Incidentally, I did some research and I could not find anything on ex-President Jimmy Carter (the peanut farmer in question) agreeing to a weakening of the ABM Treaty much less the addition of the specific, and I must say rather contrived rules, that Dixon refers to in the above panel. If anyone can provide me with proof that the United States is part of an international treaty of some sort that states that cruisers at sea are forbidden radio contact with one another during the time of a missile attack and how Jimmy Carter is responsible for it, I would appreciate it.

In reading some of the other articles about Dixon and his past work in the last week, I’ve seen quite a few stories I read in the past in a new light. I never thought about adult content in the issue of Green Arrow where Connor Hawke lost his virginity to a ghost - at least not in terms of how suggestive the artwork was. I never before thought about how the Planned Parenthood worker Stephanie Brown spoke to while she was pregnant seemed to be trying to push Stephanie toward having an abortion in a comically exaggerated manner much less how Chuck Dixon was tackling the issue of Teen Pregnancy. And thinking on all of this is what led me, ultimately, to my revelation.

This is what has, in the back of my head, made me so angry about Judd Winick. Ultimately, it has nothing to do with continuity or characterization. It is the fact that Winick is so backward as to what a liberal should be and that in turn influences how he writes Green Arrow.

Back in the Dennis O’Neil days, for all of his loud-mouth and reactionary ways, Oliver Queen did one thing that he does not do very well under Winick’s pen. He listened to the other guy and let him speak before letting him have a verbal sucker-punch. How did most of the fights with Hawkman start? The two were discussing politics and Ollie the hothead would start spouting off against “the feathered fascist”. But he always let Hawkman get a chance to say something before throwing out the accusations of how ignorant he was and saying he should be “Caveman” instead of Hawkman.

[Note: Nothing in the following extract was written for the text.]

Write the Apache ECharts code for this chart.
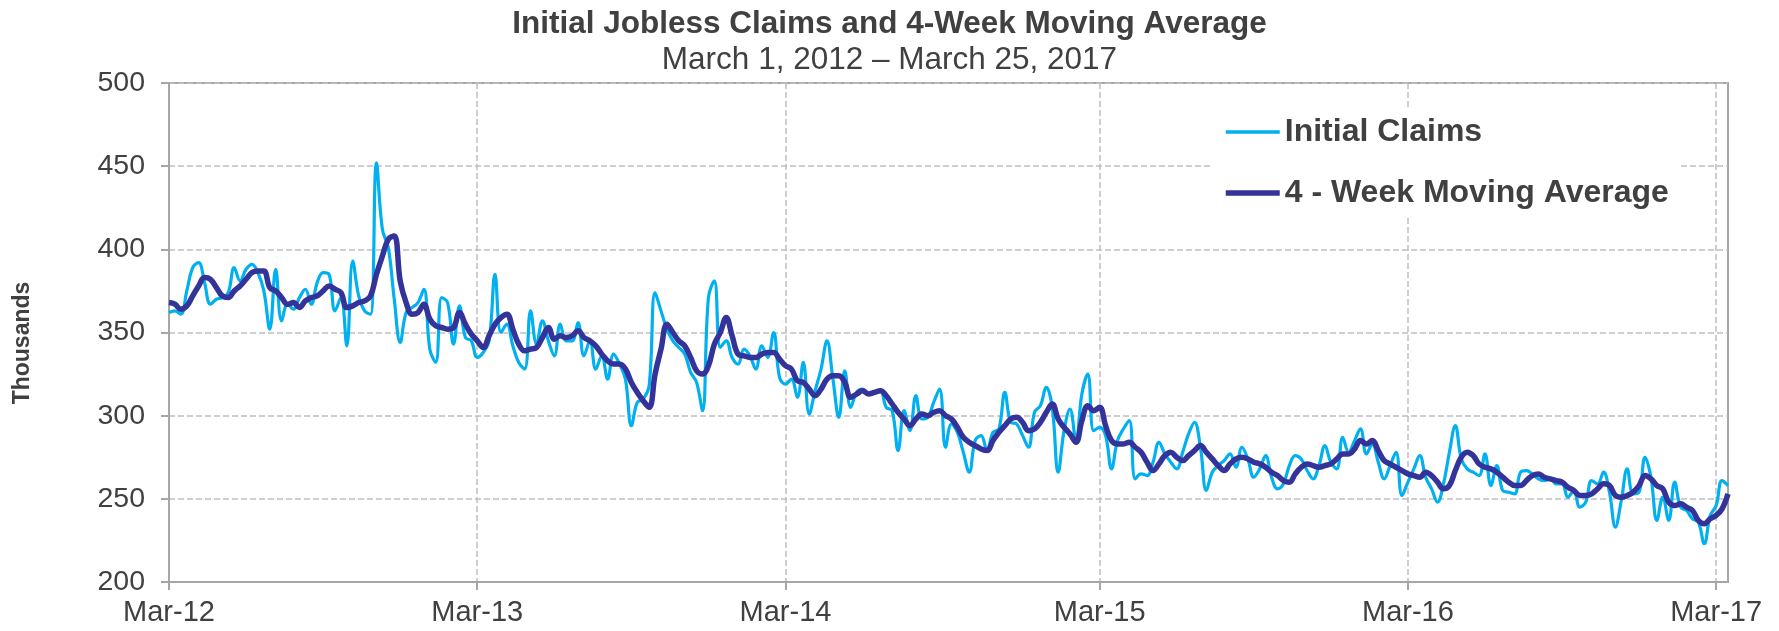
<!DOCTYPE html>
<html>
<head>
<meta charset="utf-8">
<title>Initial Jobless Claims</title>
<script src="https://cdn.jsdelivr.net/npm/echarts@6/dist/echarts.min.js"></script>
<style>
	html,body{margin:0;padding:0;background:#fff;}
	#chart{width:1779px;height:631px;}
</style>
</head>
<body>
<div id="chart"></div>
<script>
// weekly values, thousands, week ending Mar 3 2012 -> Mar 17 2017
var firstWeek = '2012-03-03';
var weekCount = 264;
var initialClaims = [
	362,363,361,375,389,392,380,367,370,371,
	374,389,381,388,391,386,375,352,388,357,
	367,364,371,376,367,380,386,385,363,371,
	342,393,372,363,361,452,412,401,370,344,
	362,365,368,376,340,332,371,368,343,366,
	347,345,335,338,345,385,350,355,342,332,
	328,363,343,357,345,336,355,345,345,356,
	336,345,328,336,322,337,331,322,294,308,
	310,318,374,363,352,345,341,337,326,320,
	303,371,381,341,345,335,331,340,336,328,
	342,335,350,323,319,322,311,332,301,315,
	328,345,322,299,327,305,314,316,313,314,
	315,305,303,279,303,291,312,298,299,308,
	316,281,295,290,278,266,285,288,279,290,
	292,314,296,295,288,281,302,306,317,305,
	266,291,304,285,313,325,291,293,288,268,
	285,292,297,262,265,264,272,284,277,272,
	268,278,289,296,281,255,266,270,273,277,
	269,281,274,263,268,276,263,256,259,270,
	276,274,267,262,270,282,272,268,287,278,
	285,292,277,283,272,262,270,278,252,260,
	268,276,263,256,248,259,278,294,274,268,
	266,264,277,258,270,255,254,253,266,267,
	265,262,261,262,259,259,251,255,245,248,
	261,259,266,254,233,249,268,253,254,275,
	263,237,251,237,260,245,243,238,236,223,
	240,246,261,258
];
var movingAvg = [
	368,367,364,366,372,378,383,382,377,372,
	371,375,378,382,386,387,387,377,375,371,
	367,368,365,369,371,372,375,378,376,374,
	365,366,368,369,372,385,396,406,408,381,
	368,361,362,367,358,354,353,352,353,362,
	355,349,345,341,348,355,359,361,352,343,
	339,340,341,347,353,346,348,347,348,351,
	347,345,342,337,333,331,331,328,320,314,
	309,305,325,340,355,350,345,342,335,327,
	325,330,343,350,359,348,337,336,335,335,
	337,338,338,334,330,328,321,320,316,312,
	316,322,324,324,320,311,313,315,313,314,
	315,312,307,302,298,294,298,301,300,302,
	303,300,298,293,287,284,282,280,279,285,
	290,294,298,299,296,291,292,296,302,307,
	298,293,289,284,297,306,303,305,294,285,
	283,283,284,281,278,272,267,271,276,278,
	275,273,276,279,282,278,274,270,267,271,
	274,275,274,272,271,269,266,264,261,260,
	265,269,271,270,269,270,271,274,277,277,
	280,285,283,285,279,273,271,269,267,265,
	264,263,266,264,260,256,258,267,275,278,
	276,271,269,268,266,263,260,258,258,261,
	264,265,263,262,261,260,257,255,252,252,
	253,256,259,258,252,251,252,254,258,264,
	262,258,256,248,246,247,245,243,237,235,
	238,240,244,253
];
var yTicks = [200,250,300,350,400,450,500];

var textColor = '#404040';
var fontName = 'Liberation Sans, Arial, sans-serif';

//week dates for the category axis
function getWeeks(){
	var list = [];
	var p = firstWeek.split('-');
	var t0 = Date.UTC(+p[0], +p[1]-1, +p[2]);
	for(var i = 0; i < weekCount; i++){
		var d = new Date(t0 + i*7*86400000);
		var m = d.getUTCMonth()+1, dd = d.getUTCDate();
		list.push(d.getUTCFullYear()+'-'+(m<10?'0'+m:m)+'-'+(dd<10?'0'+dd:dd));
	}
	return list;
}
//first week of march gets tick, label and grid line
function isMarch(index, value){
	return value.substr(5,2) == '03' && Number(value.substr(8,2)) <= 7;
}

var weeks = getWeeks();
var myChart = echarts.init(document.getElementById('chart'));
var option = {
	animation: false,
	backgroundColor: '#fff',
	textStyle: { fontFamily: fontName },
	title: [{
		text: 'Initial Jobless Claims and 4-Week Moving Average',
		left: 'center',
		top: 3,
		textStyle: { fontSize: 31.5, fontWeight: 'bold', color: textColor, fontFamily: fontName }
	}, {
		text: 'March 1, 2012 \u2013 March 25, 2017',
		left: 'center',
		top: 39,
		textStyle: { fontSize: 31.5, fontWeight: 'normal', color: textColor, fontFamily: fontName }
	}],
	graphic: [{
		type: 'text',
		x: 23,
		y: 343,
		rotation: Math.PI/2,
		style: {
			text: 'Thousands',
			fill: textColor,
			font: 'bold 23px ' + fontName,
			align: 'center',
			verticalAlign: 'middle'
		}
	}],
	legend: {
		orient: 'vertical',
		left: 1213,
		top: 107,
		padding: [8, 10, 8, 10],
		backgroundColor: '#fff',
		itemWidth: 54,
		itemHeight: 14,
		itemGap: 27,
		textStyle: { fontSize: 32, fontWeight: 'bold', color: textColor, lineHeight: 34, fontFamily: fontName },
		data: [
			{ name: 'Initial Claims', itemStyle: { opacity: 0 }, lineStyle: { width: 3.5 } },
			{ name: '4 - Week Moving Average', itemStyle: { opacity: 0 }, lineStyle: { width: 5.5 } }
		]
	},
	grid: {
		left: 169,
		right: 51,
		top: 83,
		bottom: 49,
		show: true,
		borderColor: '#a6a6a6',
		borderWidth: 2
	},
	xAxis: {
		type: 'category',
		boundaryGap: false,
		data: weeks,
		axisLine: { lineStyle: { color: '#a6a6a6', width: 2 } },
		axisTick: { show: true, interval: isMarch, length: 8, lineStyle: { color: '#a6a6a6', width: 2 } },
		axisLabel: {
			interval: isMarch,
			margin: 16,
			fontSize: 29,
			color: textColor,
			fontFamily: fontName,
			formatter: function(value){
				return 'Mar-' + value.substr(2,2);
			}
		},
		splitLine: { show: true, interval: isMarch, lineStyle: { color: '#bfbfbf', width: 1.5, type: [6, 3] } }
	},
	yAxis: {
		type: 'value',
		min: yTicks[0],
		max: yTicks[yTicks.length-1],
		interval: 50,
		axisLine: { show: true, lineStyle: { color: '#a6a6a6', width: 2 } },
		axisTick: { show: true, length: 8, lineStyle: { color: '#a6a6a6', width: 2 } },
		axisLabel: { margin: 24, fontSize: 28.5, color: textColor, fontFamily: fontName },
		splitLine: { show: true, lineStyle: { color: '#bfbfbf', width: 1.5, type: [6, 3] } }
	},
	series: [{
		name: 'Initial Claims',
		type: 'line',
		data: initialClaims,
		smooth: 0.4,
		symbol: 'none',
		color: '#00B0F0',
		lineStyle: { width: 3.2, color: '#00B0F0' }
	}, {
		name: '4 - Week Moving Average',
		type: 'line',
		data: movingAvg,
		smooth: 0.4,
		symbol: 'none',
		color: '#333399',
		lineStyle: { width: 5.5, color: '#333399' }
	}]
};
myChart.setOption(option);
</script>
</body>
</html>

Not so with Judd Winick’s Green Arrow. Here, there is no room for discussion. Oliver Queen delivers his messages from behind a podium or to a sycophant in his employ with no reaction from the other side of the aisle. The conservative pundit on a talk show is silenced by a shouting liberal and we cut back to the action before any rebuttal can be given, leaving the liberal (and Winick by proxy) with the final word.

As a liberal, this behavior infuriates me even more than conservatives who consider that just because I identify myself as a liberal, that I must believe everything they consider to be a liberal cause. They never think that I might be in favor of the death penalty or that I think PETA goes too far because those aren’t things liberals are supposed to believe in, to their minds. They presume that because there is one liberal like this, than that is what we all must be like.

It’s a sad thing. And liberals do this with conservatives too. I’ve seen quite a few people I know to be of a liberal persuasion dismiss Chuck Dixon’s comments out of hand while banding about words like “Nazi”. They don’t stop to think that, hypocritical though he may be, he might have a few good points.

This happens on both sides of the political fence. It happens with the Bill O’Reillys who tell their liberal guests to shut up and turn their microphones off. It happens with the Al Frankens who would rather tell jokes about George W. Bush stuttering than talk to an intelligent conservative about real issues.

It happens with the Chuck Dixons who write Planned Parenthood counselors indulging in behavior that would get a real counselor fired. It happens with the Judd Winicks who make all their conservative characters cops on the take or amoral C.E.O.s.

And for all of us, if we’re going to solve these problems someplace outside of the funny books, it needs to stop now.